### [Set task]
All the data should be repeated exactly. Any image in it is left out.

### [Raw data]
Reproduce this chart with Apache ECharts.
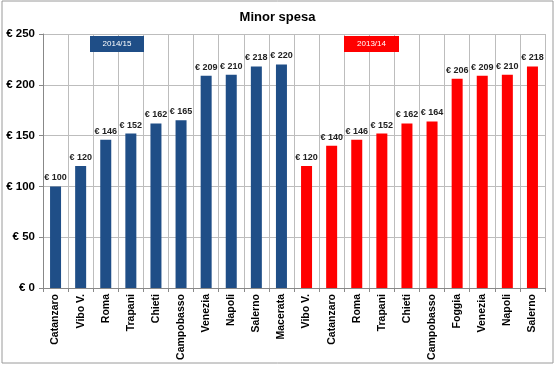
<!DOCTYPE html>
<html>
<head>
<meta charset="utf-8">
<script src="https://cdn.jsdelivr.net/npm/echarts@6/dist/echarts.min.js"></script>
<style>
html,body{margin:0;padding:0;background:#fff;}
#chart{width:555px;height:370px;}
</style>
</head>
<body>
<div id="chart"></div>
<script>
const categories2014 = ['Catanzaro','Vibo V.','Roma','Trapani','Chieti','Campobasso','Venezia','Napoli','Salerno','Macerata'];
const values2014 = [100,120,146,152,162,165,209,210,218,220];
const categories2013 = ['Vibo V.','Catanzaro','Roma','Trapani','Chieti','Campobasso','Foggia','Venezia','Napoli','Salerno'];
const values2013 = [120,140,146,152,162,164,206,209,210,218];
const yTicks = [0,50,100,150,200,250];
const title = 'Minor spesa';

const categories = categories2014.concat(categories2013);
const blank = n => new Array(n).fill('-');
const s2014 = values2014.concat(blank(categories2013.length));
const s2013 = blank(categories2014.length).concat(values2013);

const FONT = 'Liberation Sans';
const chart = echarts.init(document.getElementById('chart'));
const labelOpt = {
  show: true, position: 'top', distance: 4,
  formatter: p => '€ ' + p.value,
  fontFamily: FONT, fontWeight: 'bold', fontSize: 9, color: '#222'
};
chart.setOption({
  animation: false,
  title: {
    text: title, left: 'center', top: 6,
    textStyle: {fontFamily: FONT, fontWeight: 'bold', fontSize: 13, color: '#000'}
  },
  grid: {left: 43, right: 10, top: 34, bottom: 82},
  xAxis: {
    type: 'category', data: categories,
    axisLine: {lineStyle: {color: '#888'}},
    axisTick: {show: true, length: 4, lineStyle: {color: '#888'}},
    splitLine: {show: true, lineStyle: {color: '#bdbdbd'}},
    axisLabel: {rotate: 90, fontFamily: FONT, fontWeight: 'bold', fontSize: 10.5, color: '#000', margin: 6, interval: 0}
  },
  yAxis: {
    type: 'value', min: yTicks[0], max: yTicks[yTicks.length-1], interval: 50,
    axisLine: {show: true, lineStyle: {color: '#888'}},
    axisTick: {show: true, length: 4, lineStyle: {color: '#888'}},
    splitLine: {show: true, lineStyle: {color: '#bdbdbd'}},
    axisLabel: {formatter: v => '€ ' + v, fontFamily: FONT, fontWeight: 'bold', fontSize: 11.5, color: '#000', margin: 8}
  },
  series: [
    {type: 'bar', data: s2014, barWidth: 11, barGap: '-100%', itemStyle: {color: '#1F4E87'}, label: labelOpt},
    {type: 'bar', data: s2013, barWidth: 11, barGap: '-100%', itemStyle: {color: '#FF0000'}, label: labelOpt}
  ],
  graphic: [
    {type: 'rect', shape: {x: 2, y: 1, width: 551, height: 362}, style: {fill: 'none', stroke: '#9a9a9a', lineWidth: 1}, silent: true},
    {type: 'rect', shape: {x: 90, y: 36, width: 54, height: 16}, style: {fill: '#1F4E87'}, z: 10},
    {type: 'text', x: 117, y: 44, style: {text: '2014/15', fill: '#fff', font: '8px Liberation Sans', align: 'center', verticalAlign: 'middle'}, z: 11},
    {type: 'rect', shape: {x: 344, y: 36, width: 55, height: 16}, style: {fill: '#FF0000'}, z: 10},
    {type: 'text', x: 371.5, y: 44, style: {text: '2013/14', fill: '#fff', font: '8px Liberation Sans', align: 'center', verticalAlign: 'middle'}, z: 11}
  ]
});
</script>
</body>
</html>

### [Full output]
Reproduce this chart with Apache ECharts.
<!DOCTYPE html>
<html>
<head>
<meta charset="utf-8">
<script src="https://cdn.jsdelivr.net/npm/echarts@6/dist/echarts.min.js"></script>
<style>
html,body{margin:0;padding:0;background:#fff;}
#chart{width:555px;height:370px;}
</style>
</head>
<body>
<div id="chart"></div>
<script>
const categories2014 = ['Catanzaro','Vibo V.','Roma','Trapani','Chieti','Campobasso','Venezia','Napoli','Salerno','Macerata'];
const values2014 = [100,120,146,152,162,165,209,210,218,220];
const categories2013 = ['Vibo V.','Catanzaro','Roma','Trapani','Chieti','Campobasso','Foggia','Venezia','Napoli','Salerno'];
const values2013 = [120,140,146,152,162,164,206,209,210,218];
const yTicks = [0,50,100,150,200,250];
const title = 'Minor spesa';

const categories = categories2014.concat(categories2013);
const blank = n => new Array(n).fill('-');
const s2014 = values2014.concat(blank(categories2013.length));
const s2013 = blank(categories2014.length).concat(values2013);

const FONT = 'Liberation Sans';
const chart = echarts.init(document.getElementById('chart'));
const labelOpt = {
  show: true, position: 'top', distance: 4,
  formatter: p => '€ ' + p.value,
  fontFamily: FONT, fontWeight: 'bold', fontSize: 9, color: '#222'
};
chart.setOption({
  animation: false,
  title: {
    text: title, left: 'center', top: 6,
    textStyle: {fontFamily: FONT, fontWeight: 'bold', fontSize: 13, color: '#000'}
  },
  grid: {left: 43, right: 10, top: 34, bottom: 82},
  xAxis: {
    type: 'category', data: categories,
    axisLine: {lineStyle: {color: '#888'}},
    axisTick: {show: true, length: 4, lineStyle: {color: '#888'}},
    splitLine: {show: true, lineStyle: {color: '#bdbdbd'}},
    axisLabel: {rotate: 90, fontFamily: FONT, fontWeight: 'bold', fontSize: 10.5, color: '#000', margin: 6, interval: 0}
  },
  yAxis: {
    type: 'value', min: yTicks[0], max: yTicks[yTicks.length-1], interval: 50,
    axisLine: {show: true, lineStyle: {color: '#888'}},
    axisTick: {show: true, length: 4, lineStyle: {color: '#888'}},
    splitLine: {show: true, lineStyle: {color: '#bdbdbd'}},
    axisLabel: {formatter: v => '€ ' + v, fontFamily: FONT, fontWeight: 'bold', fontSize: 11.5, color: '#000', margin: 8}
  },
  series: [
    {type: 'bar', data: s2014, barWidth: 11, barGap: '-100%', itemStyle: {color: '#1F4E87'}, label: labelOpt},
    {type: 'bar', data: s2013, barWidth: 11, barGap: '-100%', itemStyle: {color: '#FF0000'}, label: labelOpt}
  ],
  graphic: [
    {type: 'rect', shape: {x: 2, y: 1, width: 551, height: 362}, style: {fill: 'none', stroke: '#9a9a9a', lineWidth: 1}, silent: true},
    {type: 'rect', shape: {x: 90, y: 36, width: 54, height: 16}, style: {fill: '#1F4E87'}, z: 10},
    {type: 'text', x: 117, y: 44, style: {text: '2014/15', fill: '#fff', font: '8px Liberation Sans', align: 'center', verticalAlign: 'middle'}, z: 11},
    {type: 'rect', shape: {x: 344, y: 36, width: 55, height: 16}, style: {fill: '#FF0000'}, z: 10},
    {type: 'text', x: 371.5, y: 44, style: {text: '2013/14', fill: '#fff', font: '8px Liberation Sans', align: 'center', verticalAlign: 'middle'}, z: 11}
  ]
});
</script>
</body>
</html>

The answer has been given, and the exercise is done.